Friday, April 13, 2007

Tones - Bronze Quadtone, Afga BS111 (in two forms)

I have a print that has the tones I really love. It's something that's not been made for decades and comes from an original silver-based print. The paper came from Agfa and was labled BS 111 Double Weight.

There were several formulations of this paper. The one I like contains warm tones throughout. I have one surviving print of my grandfather and the image is just about perfect.

Using GIMP Sampling I was able to take a scanned copy of the print (in color, of course), and apply the tone sample to a standardized black and white gradient. I don't know if the scanner was able to faithfully capture the original colors, so I modified the gradient colors slightly to get the gradient to match my monitor's coloration.

First, here is a copy of the image that uses Ken Lee's Bronze Quadtones.
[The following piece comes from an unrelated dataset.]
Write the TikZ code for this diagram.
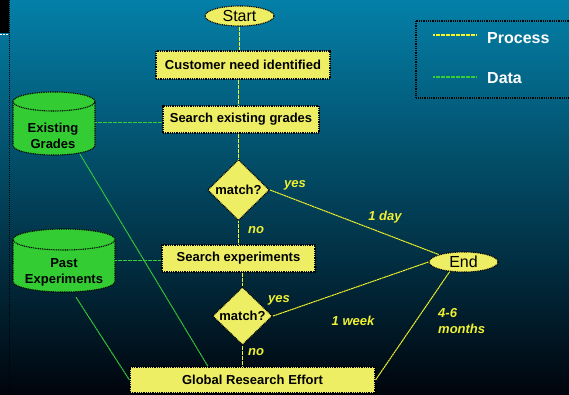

Here is a copy of the image that uses the raw scanned gradient from the Agfa BS 111 warmtone print.



Here is the copy of the image that uses the slight manipulation of the original Agfa BS 111 warmtone gradient.



I want to look at this for awhile and consider if any progress has been made in "improving" Ken's original Bronze Quadtone sample.

Looking at a LCD, the "agfa" samples look too green. Ken's Bronze Quadtone sample looks just slightly magenta compared with the original print tones. So, at first pass it appears that the print scan does not match the print tones of the original image. Bummer.